Degrado e aspirazioni
della culla di civiltà

Per la prima volta martedì scorso Papa Francesco è andato in visita in Campidoglio. Un evento di grande rilievo che il Pontefice ha nobilitato con un discorso teso a magnificare una città culla di storia e di cultura, faro di civiltà, esempio di accoglienza tra i popoli. Nel contempo Francesco non ha mancato di auspicare che Roma riesca a mantenersi all’altezza della sua storia millenaria. Auspicio che era, nel contempo, una preoccupazione per le attuali condizioni della città, alle prese con un degrado sempre più evidente. Il governo della città è indubbiamente carente; la giunta capitolina – al di là di quelli che possono essere i suoi meriti e le sue carenze – è in uno stato tellurico permanente. In tre anni sono cambiati 9 assessori, tra rinunce, dimissioni (date o imposte), ritiro del mandato.

Un ritmo da samba brasiliana. Per non parlare degli alti funzionari impigliati nelle maglie della giustizia penale, e del presidente del Consiglio comunale indagato. Se lo stato di salute, sul piano politico-istituzionale, non è buono, quello riguardante la qualità dei servizi pubblici è anche peggio. Due i settori che sono ormai una spina nel fianco di coloro che vivono a Roma, o che vi transitano: la raccolta dei rifiuti e il trasporto locale.

La città è, quasi dappertutto, un immondezzaio. Per quello che riguarda i trasporti, il buco nero è la manutenzione. Lo scorso anno furoreggiarono gli incendi degli autobus; quest’anno la palma d’oro del disservizio spetta alla metropolitana A, quella che attraversa punti nodali del centro. Le scale mobili cedono una dopo l’altra come tessere del domino. Dopo la chiusura della stazione di Repubblica, si sono rotte, nell’arco di pochi giorni, le scale mobili delle stazioni di Barberini e di Spagna. Con un meraviglioso gioco di simmetrie, le stazioni interdette ai passeggeri sono una vicina all’altra e le chiusure procedono regolarmente verso il nord-ovest della Capitale. A breve è prevista la rottura delle scale mobili nella stazione Flaminio e progressivamente fino al capolinea.

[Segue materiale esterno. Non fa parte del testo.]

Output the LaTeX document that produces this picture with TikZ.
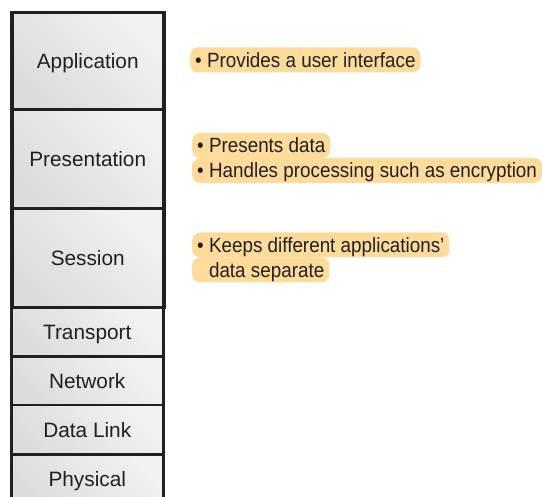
\documentclass[tikz,border=0pt]{standalone}
\usepackage{fontspec}
\setmainfont{Liberation Sans}
\newfontfamily\condfont[FakeStretch=0.915]{Liberation Sans}
\definecolor{ink}{HTML}{231F20}
\definecolor{hl}{HTML}{FDDB9A}
\definecolor{shadeA}{HTML}{DCDCDE}
\definecolor{shadeB}{HTML}{F2F2F2}
\begin{document}
\begin{tikzpicture}[x=1pt,y=-1pt,
  layer/.style={draw=ink, shading=axis, top color=shadeA, bottom color=shadeB,
    shading angle=135, minimum width=152pt, inner sep=0pt, text=ink,
    font=\fontsize{20.8}{24}\selectfont, text height=15pt, text depth=0pt,
    anchor=north west},
  upper/.style={layer, line width=3.5pt},
  lower/.style={layer, line width=2.5pt},
  note/.style={fill=hl, rounded corners=8pt, anchor=west, inner xsep=5pt,
    inner ysep=0pt, minimum height=25pt, text=ink,
    font=\condfont\fontsize{20.6}{24}\selectfont, text height=14.7pt, text depth=0pt}]
  \useasboundingbox (0,0) rectangle (542,497);
  \fill[white] (0,0) rectangle (542,497);

  % lower four layers (thinner rules)
  \node[lower, minimum height=49.5pt] (transport) at (10,306)   {Transport};
  \node[lower, minimum height=48.5pt] (network)   at (10,355.5) {Network};
  \node[lower, minimum height=49.5pt] (datalink)  at (10,404)   {Data Link};
  \node[lower, minimum height=49pt]   (physical)  at (10,453.5) {Physical};

  % upper three layers (heavier rules)
  \node[upper, minimum height=97pt] (application)  at (10,11)  {Application};
  \node[upper, minimum height=99pt] (presentation) at (10,108) {Presentation};
  \node[upper, minimum height=99pt] (session)      at (10,207) {Session};

  % highlighted descriptions
  \node[note] (n1) at (190,60)    {• Provides a user interface};
  \node[note] (n2) at (192,145.5) {• Presents data};
  \node[note] (n3) at (192,170.5) {• Handles processing such as encryption};
  \node[note] (n4) at (192,245)   {• Keeps different applications’};
  \node[note] (n5) at (192,270)   {\phantom{•} data separate};
\end{tikzpicture}
\end{document}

Se non ci fosse da piangere, ci sarebbe da ridere. Le stazioni sono nel cuore del centro cittadino. Tre punti di un segmento che comprende le più rinomate bellezze della «città eterna», i luoghi architettonicamente più importanti: fontana di Trevi, il Quirinale, il Mosè di Michelangelo, piazza di Spagna, piazza del Popolo, nonché alcuni musei e diverse chiese tra le più famose della cristianità. Al tempo stesso, in quel pezzo del centro, vi sono le strade più battute dai turisti con i negozi più eleganti della capitale. I più colpiti dalla impossibilità di servizi della metropolitana in quelle zone sono i turisti. Con un danno di immagine incalcolabile, se si tiene conto che sembra già un miracolo vedere migliaia di stranieri visitare, con impassibile pazienza, una città disastrata dalla pessima qualità dei servizi di trasporto e dalla sporcizia che invade le strade. A soffrire dell’azzoppamento delle stazioni della metropolitana sono anche gli abitanti della città, già normalmente penalizzati da un sistema di trasporto urbano indegno di una città moderna.

A cospetto di tale sconfortante stato di fatto, la sindaca non sembra per nulla preoccupata. Niente riesce a scuotere la sua granitica certezza che tutto vada bene e che il «cambiamento» sia in atto. Il che è vero, ma nel senso diametralmente opposto a quello auspicato in campagna elettorale dal M5S. La vicenda dei disservizi nella capitale d’Italia dovrebbe far riflettere sul deficit di competenza e di governo che la giunta Raggi dimostra. I problemi di inefficienza non nascono certo oggi. Ma questa circostanza non può diventare un paravento dietro il quale nascondere il fallimento sostanziale di un’ipotesi di «cambiamento», sbandierato con una faciloneria pari soltanto all’incapacità di produrlo realmente.